Weyrich had finally landed on an issue — abortion — that could mobilize grassroots evangelicals. Now, Falwell and other leaders of the Religious Right had a “respectable” issue, opposition to abortion, one that would energize white evangelicals — and, not incidentally, divert attention from the real origins of their movement (The Religious Right and the Abortion Myth).
Ronald Reagan made no mention of abortion during his run for office, and the hysteria that would become the anti-abortion movement would not take hold until the mid to late 1980s. Falwell and others used the opposition to abortion by a smaller, more passionate minority to empower their movements for race segregation in religious institutions. By joining the two movements, Falwell invigorated his segregation message while enjoying the righteousness of the pro-life movement.

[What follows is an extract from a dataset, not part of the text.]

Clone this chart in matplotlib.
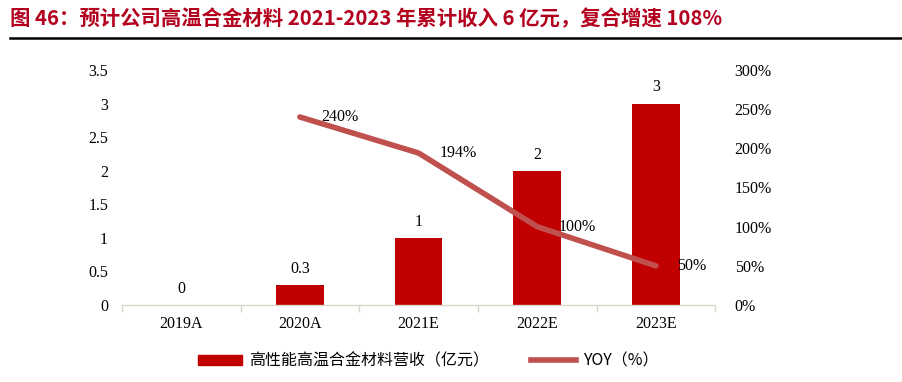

As we have seen, the religious right has made a habit of collecting hot-button social issues and incorporating them under the umbrella of anti-abortion, which now is the home for systemic racism against Blacks and immigrants, anti-LGBTQ, pro-gun, “deep state” and more. The Moral Majority, as it is manifested in Falwell’s Liberty University in Lynchburg, Virginia, and the religious right, in general, is the breeding ground for the rise of American fascism, and it was opposition to abortion that made them the most powerful voting bloc in the country. The tolerance of Trump is because they believed he would ultimately ban abortion. All of his other faults were acceptable.
And so it goes now: each time there is a loss of enthusiasm for the movement, right-wingers create a new social issue to slip under the movement’s umbrella. With each newly added “cause,” the ideal America becomes ever more rigid and unforgiving. America’s fascism becomes more encompassing, and the tent with fascists from diverse walks of life is ever larger.